### [INSTRUCTION]
Select lines where the word "with" appears.

-- start of RECORDS FOR THIS TASK --

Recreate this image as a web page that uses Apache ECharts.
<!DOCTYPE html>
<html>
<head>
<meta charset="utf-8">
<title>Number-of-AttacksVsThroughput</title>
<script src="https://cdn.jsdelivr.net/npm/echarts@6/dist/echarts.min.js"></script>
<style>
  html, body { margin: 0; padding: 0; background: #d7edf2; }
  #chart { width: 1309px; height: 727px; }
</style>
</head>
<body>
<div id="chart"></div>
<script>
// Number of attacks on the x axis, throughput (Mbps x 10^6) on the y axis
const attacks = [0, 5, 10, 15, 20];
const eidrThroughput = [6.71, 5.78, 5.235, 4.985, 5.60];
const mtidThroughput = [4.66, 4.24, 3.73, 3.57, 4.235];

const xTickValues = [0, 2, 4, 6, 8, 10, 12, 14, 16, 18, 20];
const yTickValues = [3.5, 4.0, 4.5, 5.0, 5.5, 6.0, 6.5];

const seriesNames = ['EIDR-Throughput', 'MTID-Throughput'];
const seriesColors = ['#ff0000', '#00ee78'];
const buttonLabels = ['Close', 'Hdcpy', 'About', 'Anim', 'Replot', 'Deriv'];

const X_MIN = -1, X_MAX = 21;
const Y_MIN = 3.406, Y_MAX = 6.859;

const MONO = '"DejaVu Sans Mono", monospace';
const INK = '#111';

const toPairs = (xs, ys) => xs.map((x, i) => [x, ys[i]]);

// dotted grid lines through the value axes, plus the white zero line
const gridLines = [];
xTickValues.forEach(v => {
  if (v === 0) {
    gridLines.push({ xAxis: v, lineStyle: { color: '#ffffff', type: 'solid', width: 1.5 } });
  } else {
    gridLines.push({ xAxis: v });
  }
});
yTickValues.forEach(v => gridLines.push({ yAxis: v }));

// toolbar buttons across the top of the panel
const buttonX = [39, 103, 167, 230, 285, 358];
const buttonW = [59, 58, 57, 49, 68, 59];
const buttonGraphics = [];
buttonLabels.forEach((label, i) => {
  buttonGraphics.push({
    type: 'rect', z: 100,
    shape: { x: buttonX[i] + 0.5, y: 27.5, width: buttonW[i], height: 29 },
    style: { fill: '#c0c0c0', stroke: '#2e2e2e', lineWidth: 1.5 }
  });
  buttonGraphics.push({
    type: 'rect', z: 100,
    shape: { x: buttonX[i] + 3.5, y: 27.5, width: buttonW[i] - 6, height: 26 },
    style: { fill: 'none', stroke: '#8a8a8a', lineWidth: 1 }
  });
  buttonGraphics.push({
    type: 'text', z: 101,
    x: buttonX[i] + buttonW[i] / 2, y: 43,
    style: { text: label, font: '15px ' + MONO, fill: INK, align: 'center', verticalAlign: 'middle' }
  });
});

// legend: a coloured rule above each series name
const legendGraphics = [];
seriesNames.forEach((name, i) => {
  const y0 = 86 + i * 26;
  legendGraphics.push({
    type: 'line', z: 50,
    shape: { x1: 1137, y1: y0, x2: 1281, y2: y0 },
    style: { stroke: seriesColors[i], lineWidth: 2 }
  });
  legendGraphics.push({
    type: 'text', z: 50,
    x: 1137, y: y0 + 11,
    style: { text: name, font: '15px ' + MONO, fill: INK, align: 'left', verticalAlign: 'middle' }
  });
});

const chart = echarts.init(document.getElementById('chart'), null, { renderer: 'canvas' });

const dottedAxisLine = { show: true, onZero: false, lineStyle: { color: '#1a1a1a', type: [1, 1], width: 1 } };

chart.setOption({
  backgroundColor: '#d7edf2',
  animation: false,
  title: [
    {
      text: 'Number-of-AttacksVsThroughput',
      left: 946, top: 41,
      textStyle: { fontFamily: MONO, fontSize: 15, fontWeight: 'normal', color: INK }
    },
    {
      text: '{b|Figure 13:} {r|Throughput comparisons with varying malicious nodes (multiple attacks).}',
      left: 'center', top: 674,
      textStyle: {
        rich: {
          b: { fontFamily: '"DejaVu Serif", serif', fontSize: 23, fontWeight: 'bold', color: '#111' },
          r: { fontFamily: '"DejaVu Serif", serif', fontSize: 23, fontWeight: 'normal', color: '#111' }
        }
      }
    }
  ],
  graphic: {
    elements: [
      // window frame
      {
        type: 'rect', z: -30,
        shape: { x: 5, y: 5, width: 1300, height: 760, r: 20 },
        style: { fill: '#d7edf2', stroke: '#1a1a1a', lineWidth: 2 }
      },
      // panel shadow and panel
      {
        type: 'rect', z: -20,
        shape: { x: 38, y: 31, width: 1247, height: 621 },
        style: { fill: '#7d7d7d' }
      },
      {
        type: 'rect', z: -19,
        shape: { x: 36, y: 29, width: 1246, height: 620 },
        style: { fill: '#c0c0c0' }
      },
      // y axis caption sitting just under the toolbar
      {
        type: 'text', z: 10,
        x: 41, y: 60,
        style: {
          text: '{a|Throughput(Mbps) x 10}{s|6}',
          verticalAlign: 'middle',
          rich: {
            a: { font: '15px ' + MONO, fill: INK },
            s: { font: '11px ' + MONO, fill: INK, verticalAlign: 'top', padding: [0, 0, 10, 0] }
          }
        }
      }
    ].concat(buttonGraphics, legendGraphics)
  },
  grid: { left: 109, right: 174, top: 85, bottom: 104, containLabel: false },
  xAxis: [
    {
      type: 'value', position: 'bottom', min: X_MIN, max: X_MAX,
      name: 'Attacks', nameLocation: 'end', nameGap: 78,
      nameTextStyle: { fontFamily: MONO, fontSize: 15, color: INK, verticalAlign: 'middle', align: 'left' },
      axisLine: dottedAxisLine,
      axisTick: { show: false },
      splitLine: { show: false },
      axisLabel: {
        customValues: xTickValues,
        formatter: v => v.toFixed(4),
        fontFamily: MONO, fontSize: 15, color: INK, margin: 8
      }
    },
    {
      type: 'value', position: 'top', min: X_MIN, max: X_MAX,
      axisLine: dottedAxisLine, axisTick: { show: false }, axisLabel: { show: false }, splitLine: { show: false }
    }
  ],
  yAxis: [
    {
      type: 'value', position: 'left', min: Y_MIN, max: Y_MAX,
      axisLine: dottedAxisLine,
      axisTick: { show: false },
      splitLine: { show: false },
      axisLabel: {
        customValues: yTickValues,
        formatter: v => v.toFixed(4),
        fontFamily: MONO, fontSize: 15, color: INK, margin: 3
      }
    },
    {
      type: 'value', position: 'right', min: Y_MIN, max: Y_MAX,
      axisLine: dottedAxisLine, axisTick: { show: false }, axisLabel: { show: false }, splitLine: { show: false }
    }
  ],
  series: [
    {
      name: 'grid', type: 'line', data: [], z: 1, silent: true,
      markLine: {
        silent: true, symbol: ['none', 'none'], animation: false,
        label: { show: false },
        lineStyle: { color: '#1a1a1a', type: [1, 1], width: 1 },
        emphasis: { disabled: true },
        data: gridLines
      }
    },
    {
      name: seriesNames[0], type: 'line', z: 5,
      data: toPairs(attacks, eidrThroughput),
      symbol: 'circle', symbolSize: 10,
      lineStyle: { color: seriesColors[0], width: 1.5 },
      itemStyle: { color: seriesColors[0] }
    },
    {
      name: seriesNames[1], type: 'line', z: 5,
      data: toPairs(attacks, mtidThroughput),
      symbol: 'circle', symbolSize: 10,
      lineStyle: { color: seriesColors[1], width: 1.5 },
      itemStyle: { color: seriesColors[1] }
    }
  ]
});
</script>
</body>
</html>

-- end of RECORDS FOR THIS TASK --
-- start of RECORDS FOR THIS TASK --

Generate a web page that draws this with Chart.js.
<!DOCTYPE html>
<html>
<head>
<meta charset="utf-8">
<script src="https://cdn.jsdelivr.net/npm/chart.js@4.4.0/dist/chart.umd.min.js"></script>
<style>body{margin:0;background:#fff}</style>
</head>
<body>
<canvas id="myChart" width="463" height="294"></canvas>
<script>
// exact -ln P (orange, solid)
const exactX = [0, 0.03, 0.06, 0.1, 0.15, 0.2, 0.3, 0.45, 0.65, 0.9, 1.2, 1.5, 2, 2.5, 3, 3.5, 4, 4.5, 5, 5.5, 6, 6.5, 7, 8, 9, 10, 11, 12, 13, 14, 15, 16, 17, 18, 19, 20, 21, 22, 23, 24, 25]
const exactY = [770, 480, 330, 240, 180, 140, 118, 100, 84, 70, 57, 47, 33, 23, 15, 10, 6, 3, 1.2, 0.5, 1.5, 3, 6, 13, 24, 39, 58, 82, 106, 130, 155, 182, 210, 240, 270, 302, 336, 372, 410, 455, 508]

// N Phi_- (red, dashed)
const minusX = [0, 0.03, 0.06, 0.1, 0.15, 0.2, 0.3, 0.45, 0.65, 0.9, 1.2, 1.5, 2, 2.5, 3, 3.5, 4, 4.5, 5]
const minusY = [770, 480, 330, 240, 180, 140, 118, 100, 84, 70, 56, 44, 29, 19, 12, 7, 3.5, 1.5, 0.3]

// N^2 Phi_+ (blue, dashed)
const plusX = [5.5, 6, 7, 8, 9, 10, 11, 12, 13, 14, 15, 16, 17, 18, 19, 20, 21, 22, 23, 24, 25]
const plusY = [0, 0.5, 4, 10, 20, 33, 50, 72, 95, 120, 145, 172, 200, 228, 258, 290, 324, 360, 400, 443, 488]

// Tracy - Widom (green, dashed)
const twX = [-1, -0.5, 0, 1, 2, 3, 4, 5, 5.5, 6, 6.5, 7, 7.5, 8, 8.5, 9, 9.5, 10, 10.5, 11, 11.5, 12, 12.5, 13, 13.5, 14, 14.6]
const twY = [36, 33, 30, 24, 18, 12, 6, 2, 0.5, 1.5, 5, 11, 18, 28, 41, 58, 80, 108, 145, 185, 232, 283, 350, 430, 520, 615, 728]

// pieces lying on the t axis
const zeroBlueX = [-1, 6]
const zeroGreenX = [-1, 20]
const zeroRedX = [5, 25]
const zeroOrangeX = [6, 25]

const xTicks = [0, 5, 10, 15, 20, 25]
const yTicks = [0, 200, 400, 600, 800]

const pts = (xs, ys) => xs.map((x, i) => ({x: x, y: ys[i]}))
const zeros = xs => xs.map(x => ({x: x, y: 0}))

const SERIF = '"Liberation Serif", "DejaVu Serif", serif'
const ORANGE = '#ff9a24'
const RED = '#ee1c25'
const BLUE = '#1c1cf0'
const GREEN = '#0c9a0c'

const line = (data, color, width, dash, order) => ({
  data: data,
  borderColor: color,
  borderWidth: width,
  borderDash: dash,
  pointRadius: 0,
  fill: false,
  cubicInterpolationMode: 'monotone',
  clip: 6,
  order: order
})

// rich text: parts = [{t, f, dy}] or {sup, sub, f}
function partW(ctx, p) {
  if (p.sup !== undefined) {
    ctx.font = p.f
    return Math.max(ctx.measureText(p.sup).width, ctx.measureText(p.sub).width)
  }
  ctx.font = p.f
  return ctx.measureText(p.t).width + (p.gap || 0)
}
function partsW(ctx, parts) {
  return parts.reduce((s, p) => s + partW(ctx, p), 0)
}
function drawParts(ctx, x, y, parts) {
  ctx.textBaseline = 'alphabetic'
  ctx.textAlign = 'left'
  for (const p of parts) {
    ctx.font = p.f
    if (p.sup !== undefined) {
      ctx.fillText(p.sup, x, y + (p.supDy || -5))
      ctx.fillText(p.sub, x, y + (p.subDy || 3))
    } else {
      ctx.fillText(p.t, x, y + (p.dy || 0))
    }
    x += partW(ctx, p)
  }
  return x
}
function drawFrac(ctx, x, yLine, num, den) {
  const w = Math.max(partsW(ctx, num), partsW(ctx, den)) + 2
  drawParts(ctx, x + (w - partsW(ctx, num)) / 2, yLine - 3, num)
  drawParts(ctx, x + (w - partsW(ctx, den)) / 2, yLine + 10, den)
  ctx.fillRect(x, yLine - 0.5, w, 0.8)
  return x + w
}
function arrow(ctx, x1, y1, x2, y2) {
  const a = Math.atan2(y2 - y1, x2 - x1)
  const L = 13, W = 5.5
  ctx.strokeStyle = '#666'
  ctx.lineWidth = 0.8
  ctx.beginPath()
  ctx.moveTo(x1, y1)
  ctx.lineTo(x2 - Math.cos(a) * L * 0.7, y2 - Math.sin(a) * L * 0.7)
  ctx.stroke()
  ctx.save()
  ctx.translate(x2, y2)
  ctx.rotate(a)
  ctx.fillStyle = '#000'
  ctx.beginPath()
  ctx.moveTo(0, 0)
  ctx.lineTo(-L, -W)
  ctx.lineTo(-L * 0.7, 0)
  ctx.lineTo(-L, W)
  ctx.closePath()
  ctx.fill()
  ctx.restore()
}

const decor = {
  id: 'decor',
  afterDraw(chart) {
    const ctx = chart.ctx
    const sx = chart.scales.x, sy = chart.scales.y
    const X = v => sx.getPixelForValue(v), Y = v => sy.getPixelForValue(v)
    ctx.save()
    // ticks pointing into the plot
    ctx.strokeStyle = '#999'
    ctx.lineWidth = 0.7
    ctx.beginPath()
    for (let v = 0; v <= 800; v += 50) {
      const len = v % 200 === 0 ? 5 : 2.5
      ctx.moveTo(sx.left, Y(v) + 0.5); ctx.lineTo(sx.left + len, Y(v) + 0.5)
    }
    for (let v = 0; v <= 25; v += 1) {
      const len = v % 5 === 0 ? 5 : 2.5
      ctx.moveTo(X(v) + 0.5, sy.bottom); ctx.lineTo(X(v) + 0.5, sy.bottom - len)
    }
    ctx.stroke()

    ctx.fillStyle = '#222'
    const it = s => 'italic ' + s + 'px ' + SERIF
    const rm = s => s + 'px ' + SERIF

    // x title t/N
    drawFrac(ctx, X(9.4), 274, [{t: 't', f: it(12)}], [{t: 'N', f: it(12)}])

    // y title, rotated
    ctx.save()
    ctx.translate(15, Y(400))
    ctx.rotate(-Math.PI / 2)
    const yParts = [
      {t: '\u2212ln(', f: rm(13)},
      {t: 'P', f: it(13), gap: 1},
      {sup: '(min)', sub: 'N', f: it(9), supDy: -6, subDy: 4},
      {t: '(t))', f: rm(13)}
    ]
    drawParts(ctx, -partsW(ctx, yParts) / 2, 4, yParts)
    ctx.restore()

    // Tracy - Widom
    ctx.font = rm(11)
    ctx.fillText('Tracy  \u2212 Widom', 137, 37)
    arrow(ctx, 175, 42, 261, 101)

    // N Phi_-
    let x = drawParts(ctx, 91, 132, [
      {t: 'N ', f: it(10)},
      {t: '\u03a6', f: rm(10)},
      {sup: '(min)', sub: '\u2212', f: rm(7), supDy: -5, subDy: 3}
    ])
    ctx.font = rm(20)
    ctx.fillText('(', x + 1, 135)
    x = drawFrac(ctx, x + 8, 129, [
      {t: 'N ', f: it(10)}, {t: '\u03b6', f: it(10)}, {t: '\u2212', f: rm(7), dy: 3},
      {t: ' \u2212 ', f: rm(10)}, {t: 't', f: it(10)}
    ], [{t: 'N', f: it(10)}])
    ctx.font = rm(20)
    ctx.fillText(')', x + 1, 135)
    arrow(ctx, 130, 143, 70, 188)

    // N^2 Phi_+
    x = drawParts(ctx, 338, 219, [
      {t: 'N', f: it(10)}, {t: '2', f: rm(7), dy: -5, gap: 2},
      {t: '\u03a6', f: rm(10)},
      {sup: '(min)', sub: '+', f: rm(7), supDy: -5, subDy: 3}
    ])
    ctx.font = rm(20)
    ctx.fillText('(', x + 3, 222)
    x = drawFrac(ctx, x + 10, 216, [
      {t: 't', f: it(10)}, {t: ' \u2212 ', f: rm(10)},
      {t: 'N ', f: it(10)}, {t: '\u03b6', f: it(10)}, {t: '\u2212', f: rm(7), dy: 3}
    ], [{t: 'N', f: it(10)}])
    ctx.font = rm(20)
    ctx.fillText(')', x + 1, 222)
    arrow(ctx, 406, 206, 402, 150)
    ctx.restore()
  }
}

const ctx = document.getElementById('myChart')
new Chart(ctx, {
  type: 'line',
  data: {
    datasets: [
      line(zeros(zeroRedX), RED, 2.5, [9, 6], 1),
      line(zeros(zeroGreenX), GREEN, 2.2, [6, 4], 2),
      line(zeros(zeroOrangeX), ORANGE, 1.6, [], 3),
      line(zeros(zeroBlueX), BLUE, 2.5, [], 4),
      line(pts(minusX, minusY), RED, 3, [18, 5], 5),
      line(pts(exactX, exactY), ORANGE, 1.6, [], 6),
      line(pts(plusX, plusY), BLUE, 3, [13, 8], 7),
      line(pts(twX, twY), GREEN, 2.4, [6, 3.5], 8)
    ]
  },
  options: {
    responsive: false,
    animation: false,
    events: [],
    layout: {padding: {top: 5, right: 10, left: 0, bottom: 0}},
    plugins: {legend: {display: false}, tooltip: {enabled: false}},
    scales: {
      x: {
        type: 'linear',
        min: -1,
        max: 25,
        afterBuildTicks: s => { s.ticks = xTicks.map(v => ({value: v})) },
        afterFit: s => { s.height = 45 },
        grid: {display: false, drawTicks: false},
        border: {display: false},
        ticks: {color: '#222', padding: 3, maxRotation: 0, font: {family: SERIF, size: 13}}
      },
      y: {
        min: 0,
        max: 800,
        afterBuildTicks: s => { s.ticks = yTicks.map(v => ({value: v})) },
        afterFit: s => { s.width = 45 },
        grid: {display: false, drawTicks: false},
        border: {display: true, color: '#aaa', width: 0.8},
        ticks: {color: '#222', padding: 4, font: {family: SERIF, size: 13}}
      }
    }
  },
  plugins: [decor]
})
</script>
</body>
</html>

-- end of RECORDS FOR THIS TASK --
-- start of RECORDS FOR THIS TASK --

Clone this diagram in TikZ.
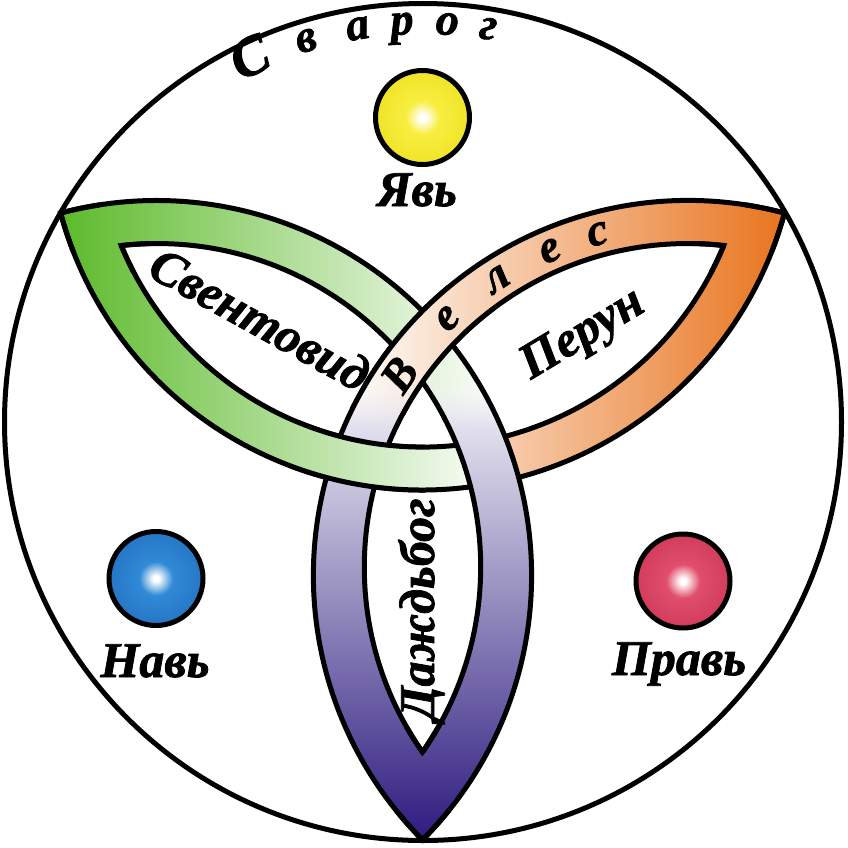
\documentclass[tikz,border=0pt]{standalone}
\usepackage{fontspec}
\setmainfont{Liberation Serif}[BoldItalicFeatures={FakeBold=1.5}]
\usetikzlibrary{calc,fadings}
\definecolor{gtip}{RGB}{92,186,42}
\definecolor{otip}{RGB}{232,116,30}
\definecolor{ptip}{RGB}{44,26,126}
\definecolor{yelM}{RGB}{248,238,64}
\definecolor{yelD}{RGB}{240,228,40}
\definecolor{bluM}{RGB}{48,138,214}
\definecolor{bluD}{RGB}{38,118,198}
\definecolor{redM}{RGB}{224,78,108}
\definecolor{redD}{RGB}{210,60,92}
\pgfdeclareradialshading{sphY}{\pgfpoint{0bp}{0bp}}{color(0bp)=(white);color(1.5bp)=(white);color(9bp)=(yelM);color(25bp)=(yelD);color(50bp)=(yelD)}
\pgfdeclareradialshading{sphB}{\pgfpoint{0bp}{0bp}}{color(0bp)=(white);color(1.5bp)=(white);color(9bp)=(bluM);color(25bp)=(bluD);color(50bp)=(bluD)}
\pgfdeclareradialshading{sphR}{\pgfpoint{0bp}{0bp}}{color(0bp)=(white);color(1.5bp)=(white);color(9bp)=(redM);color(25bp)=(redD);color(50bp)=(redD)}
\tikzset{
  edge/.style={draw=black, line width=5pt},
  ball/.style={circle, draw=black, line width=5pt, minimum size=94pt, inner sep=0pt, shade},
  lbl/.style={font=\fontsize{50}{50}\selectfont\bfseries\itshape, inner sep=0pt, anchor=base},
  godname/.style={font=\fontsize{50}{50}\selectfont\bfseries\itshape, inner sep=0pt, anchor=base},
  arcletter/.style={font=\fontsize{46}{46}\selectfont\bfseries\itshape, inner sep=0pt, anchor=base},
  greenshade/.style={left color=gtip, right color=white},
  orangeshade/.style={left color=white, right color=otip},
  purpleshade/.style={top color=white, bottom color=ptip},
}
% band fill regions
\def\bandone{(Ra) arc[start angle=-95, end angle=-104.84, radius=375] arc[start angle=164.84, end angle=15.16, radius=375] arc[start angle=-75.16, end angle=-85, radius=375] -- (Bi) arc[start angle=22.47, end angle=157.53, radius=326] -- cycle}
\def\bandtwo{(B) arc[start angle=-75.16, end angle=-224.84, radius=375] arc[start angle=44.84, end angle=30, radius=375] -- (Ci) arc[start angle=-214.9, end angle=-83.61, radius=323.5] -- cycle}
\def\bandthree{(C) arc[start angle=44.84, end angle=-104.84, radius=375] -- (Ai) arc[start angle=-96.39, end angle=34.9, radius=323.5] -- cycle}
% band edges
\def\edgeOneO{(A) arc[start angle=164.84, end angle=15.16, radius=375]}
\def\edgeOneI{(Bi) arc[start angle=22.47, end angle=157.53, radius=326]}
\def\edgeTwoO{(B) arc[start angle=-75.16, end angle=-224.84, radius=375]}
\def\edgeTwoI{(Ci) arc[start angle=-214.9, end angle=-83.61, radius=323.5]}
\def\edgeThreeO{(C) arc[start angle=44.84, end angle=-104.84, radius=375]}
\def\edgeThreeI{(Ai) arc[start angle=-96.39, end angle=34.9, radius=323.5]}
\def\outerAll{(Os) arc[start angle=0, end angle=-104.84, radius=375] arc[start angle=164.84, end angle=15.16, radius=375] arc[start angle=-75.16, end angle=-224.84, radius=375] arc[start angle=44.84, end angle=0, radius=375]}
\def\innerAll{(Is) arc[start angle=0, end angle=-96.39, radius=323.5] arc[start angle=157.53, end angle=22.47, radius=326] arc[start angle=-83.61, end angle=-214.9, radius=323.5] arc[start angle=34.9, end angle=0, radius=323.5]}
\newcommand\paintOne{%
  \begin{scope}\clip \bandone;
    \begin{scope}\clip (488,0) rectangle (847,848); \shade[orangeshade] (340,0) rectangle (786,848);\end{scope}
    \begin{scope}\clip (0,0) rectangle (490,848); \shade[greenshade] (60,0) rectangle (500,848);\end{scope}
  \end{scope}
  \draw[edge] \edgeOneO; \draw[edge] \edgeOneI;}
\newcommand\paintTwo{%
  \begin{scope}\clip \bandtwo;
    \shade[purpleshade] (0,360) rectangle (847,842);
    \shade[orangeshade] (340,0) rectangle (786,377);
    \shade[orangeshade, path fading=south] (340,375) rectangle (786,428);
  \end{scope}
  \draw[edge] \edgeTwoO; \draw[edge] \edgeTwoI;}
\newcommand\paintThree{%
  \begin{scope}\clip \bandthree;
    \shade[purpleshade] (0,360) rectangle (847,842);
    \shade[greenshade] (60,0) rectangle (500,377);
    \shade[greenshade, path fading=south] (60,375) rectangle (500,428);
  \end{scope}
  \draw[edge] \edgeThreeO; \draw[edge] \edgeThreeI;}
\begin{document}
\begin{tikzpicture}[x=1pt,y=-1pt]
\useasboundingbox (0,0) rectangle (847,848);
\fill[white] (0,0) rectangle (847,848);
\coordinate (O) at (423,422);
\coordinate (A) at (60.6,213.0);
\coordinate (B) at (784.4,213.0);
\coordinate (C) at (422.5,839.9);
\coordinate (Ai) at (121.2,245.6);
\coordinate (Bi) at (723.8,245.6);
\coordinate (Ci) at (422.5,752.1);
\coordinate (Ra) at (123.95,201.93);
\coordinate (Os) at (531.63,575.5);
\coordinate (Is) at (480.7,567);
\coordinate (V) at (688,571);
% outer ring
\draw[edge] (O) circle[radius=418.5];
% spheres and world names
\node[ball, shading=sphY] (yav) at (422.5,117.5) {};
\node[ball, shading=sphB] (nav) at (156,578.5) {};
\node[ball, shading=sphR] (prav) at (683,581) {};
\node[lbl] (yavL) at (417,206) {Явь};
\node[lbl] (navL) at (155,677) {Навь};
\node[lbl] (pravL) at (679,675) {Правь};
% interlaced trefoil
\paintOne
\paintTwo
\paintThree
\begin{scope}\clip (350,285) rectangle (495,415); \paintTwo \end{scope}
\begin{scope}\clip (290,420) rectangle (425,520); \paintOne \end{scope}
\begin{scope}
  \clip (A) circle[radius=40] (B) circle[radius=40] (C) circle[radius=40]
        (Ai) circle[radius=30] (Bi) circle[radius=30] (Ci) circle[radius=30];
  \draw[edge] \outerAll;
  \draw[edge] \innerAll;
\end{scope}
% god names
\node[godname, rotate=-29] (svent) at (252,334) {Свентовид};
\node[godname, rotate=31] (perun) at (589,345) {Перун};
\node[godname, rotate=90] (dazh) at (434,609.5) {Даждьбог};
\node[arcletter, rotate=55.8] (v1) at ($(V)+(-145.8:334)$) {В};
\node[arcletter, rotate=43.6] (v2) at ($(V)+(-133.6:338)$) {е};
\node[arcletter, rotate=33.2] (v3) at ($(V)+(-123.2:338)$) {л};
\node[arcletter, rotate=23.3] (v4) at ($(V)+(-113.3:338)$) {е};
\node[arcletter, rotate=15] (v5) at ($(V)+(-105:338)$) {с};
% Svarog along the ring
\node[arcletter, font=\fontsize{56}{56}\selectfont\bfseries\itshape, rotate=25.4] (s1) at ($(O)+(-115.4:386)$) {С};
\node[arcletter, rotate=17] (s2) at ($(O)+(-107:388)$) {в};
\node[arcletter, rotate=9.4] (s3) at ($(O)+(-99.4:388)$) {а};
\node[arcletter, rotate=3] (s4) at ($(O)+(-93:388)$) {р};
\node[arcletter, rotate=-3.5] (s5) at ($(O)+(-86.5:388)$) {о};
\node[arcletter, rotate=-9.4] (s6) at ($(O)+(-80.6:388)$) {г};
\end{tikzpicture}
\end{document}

-- end of RECORDS FOR THIS TASK --

### [THE OUTPUT]
      text: '{b|Figure 13:} {r|Throughput comparisons with varying malicious nodes (multiple attacks).}',
Generate a web page that draws this with Chart.js.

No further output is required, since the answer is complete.